◆ Data segment ◆

<<<<

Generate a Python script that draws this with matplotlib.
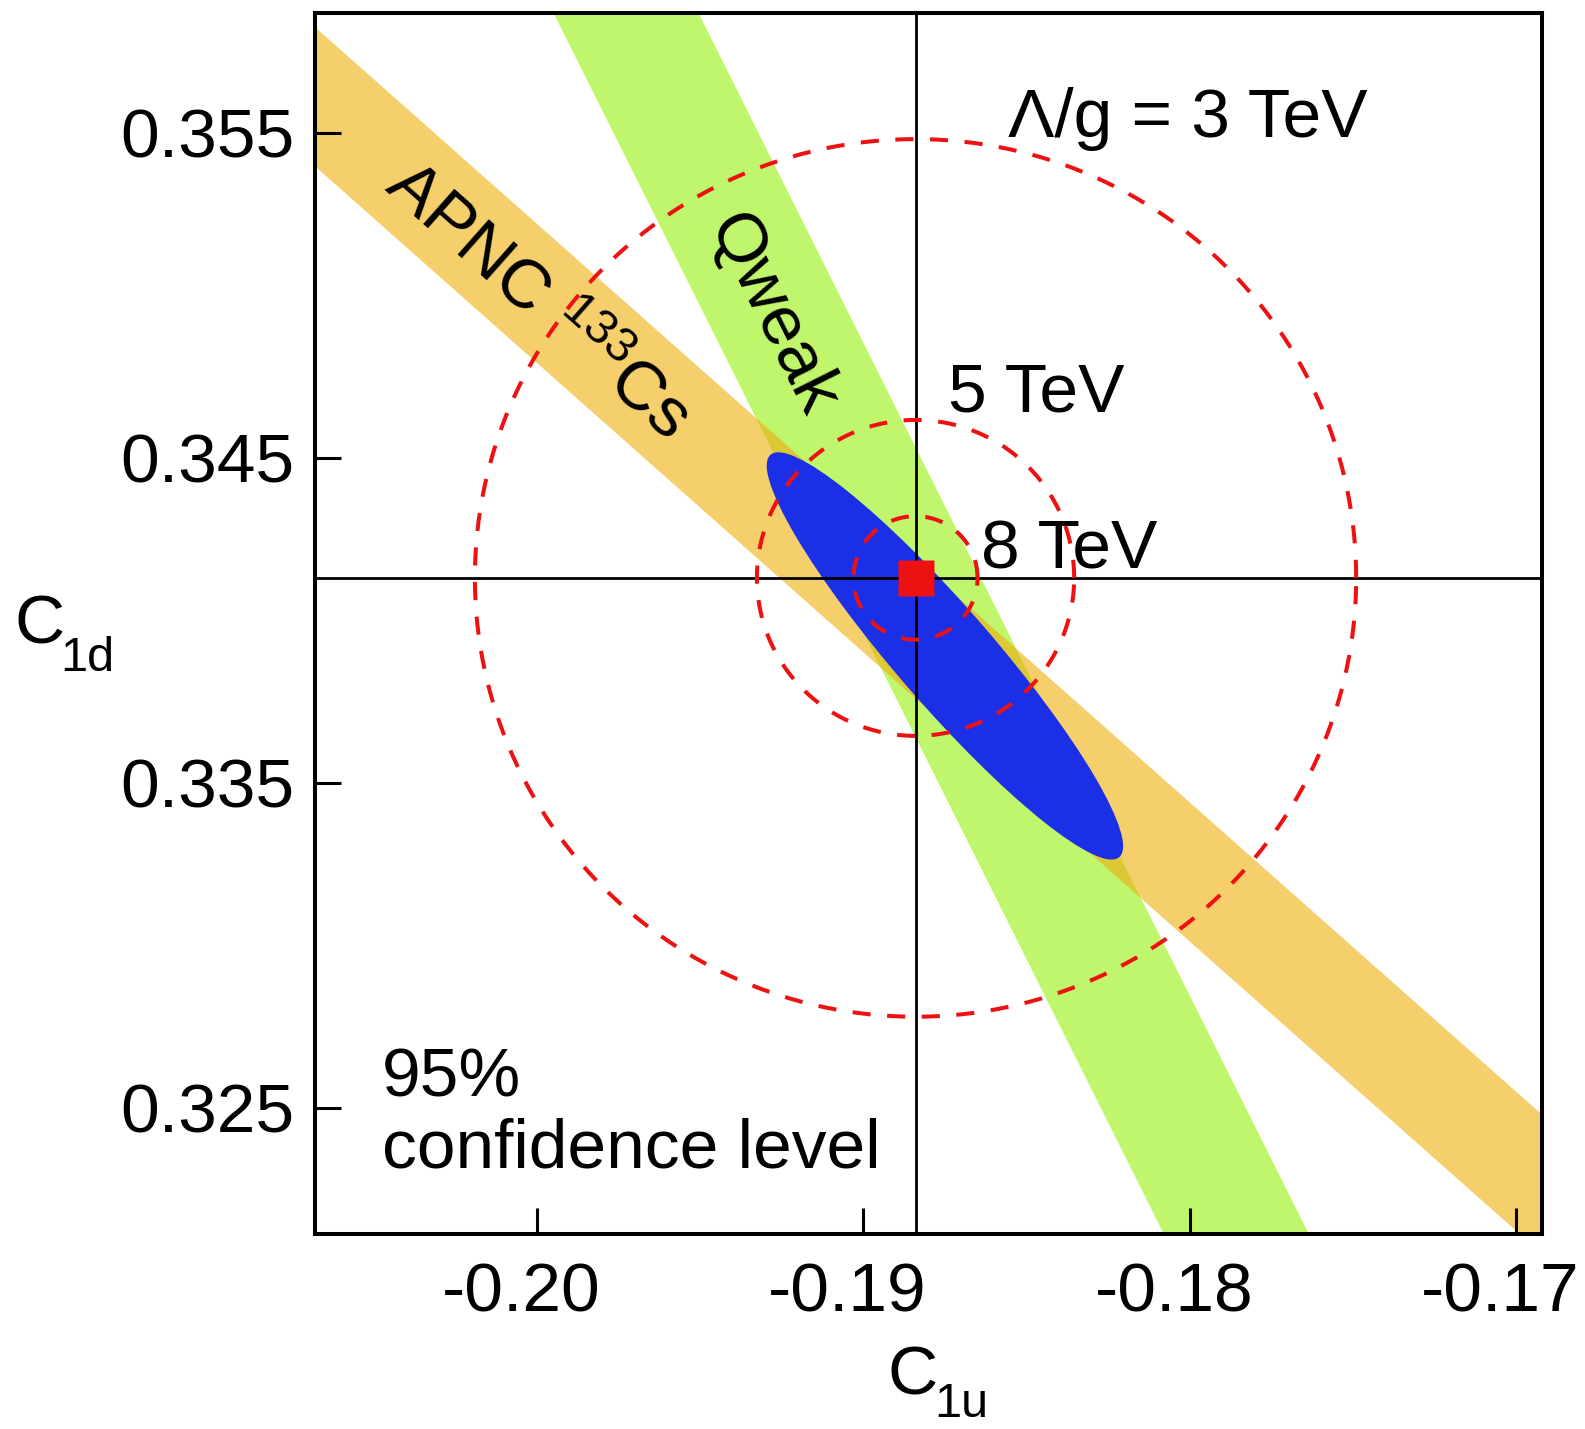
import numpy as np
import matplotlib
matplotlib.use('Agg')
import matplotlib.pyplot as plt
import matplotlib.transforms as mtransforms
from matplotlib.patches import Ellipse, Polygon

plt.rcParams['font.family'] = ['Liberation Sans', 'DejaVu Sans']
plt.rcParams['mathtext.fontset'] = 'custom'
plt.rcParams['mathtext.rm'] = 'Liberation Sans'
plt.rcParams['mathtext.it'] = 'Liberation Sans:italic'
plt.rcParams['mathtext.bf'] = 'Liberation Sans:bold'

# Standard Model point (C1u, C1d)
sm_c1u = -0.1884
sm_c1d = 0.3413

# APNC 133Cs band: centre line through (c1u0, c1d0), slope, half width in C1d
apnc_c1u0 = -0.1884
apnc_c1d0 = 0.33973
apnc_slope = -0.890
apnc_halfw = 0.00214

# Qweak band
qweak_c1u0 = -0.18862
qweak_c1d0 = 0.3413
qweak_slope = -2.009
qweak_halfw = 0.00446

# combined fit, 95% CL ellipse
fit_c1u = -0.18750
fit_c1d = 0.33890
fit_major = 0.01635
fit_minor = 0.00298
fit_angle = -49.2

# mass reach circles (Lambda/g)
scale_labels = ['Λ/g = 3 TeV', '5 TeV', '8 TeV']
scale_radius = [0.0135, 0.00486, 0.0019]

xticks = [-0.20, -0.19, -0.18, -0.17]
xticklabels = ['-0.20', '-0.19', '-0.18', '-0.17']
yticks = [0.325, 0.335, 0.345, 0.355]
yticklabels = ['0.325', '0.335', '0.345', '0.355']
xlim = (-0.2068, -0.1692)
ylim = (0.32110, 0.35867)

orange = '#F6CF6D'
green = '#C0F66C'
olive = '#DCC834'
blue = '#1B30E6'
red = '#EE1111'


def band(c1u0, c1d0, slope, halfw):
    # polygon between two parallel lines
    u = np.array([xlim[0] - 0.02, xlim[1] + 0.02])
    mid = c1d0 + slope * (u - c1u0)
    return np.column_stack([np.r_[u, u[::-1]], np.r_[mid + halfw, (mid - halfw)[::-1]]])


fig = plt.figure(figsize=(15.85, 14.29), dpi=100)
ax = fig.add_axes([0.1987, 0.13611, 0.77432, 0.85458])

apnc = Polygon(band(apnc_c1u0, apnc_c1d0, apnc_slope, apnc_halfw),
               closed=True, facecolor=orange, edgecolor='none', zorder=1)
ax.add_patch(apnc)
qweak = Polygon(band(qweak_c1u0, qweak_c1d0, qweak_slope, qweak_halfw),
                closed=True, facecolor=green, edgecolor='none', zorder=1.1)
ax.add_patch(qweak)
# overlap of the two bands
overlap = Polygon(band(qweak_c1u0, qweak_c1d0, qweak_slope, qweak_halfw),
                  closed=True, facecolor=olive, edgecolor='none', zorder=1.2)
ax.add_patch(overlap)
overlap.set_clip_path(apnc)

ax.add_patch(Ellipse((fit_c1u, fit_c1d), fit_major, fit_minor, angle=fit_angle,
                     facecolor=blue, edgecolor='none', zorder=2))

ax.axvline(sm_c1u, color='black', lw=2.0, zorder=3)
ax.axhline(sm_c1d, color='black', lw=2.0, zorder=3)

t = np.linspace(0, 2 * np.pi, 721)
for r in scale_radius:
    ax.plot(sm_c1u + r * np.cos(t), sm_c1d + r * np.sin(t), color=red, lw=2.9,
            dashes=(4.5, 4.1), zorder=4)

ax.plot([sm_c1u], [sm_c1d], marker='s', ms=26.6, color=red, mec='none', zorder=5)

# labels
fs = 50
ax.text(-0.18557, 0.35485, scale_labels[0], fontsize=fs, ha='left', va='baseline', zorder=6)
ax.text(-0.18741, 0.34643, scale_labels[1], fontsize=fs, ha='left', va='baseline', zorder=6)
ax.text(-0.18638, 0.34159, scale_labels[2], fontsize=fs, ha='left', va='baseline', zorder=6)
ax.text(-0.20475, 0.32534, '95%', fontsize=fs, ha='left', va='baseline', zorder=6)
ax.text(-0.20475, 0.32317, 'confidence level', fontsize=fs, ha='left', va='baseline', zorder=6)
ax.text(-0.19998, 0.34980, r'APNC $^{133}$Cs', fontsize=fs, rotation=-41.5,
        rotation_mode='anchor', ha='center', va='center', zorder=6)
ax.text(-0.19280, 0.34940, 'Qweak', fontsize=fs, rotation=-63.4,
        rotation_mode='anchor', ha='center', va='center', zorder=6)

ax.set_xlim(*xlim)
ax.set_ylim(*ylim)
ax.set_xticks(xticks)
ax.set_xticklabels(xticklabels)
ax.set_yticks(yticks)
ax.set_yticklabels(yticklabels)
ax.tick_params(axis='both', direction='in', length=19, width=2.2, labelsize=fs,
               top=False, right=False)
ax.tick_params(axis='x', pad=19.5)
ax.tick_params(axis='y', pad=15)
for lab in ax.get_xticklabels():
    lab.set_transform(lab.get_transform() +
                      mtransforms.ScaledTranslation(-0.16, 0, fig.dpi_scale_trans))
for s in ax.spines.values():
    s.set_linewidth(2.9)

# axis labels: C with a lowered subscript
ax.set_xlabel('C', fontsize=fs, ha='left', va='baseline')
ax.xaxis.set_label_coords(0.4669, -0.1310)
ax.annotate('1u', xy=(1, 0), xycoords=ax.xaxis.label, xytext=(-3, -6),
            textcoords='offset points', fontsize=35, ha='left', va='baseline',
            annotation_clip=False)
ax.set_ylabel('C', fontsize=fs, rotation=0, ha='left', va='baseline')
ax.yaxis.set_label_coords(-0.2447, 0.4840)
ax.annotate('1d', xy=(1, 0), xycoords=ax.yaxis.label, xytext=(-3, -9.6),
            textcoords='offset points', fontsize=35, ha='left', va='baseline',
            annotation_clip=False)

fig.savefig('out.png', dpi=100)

>>>>

◆ Task to carry out ◆
Go from the first line of the listing to the line holding "sm_c1d = 0.3413" and, please, transcribe those lines exactly, both included, with no pictures.

◆ Exercise solution ◆
Generate a Python script that draws this with matplotlib.
import numpy as np
import matplotlib
matplotlib.use('Agg')
import matplotlib.pyplot as plt
import matplotlib.transforms as mtransforms
from matplotlib.patches import Ellipse, Polygon

plt.rcParams['font.family'] = ['Liberation Sans', 'DejaVu Sans']
plt.rcParams['mathtext.fontset'] = 'custom'
plt.rcParams['mathtext.rm'] = 'Liberation Sans'
plt.rcParams['mathtext.it'] = 'Liberation Sans:italic'
plt.rcParams['mathtext.bf'] = 'Liberation Sans:bold'

# Standard Model point (C1u, C1d)
sm_c1u = -0.1884
sm_c1d = 0.3413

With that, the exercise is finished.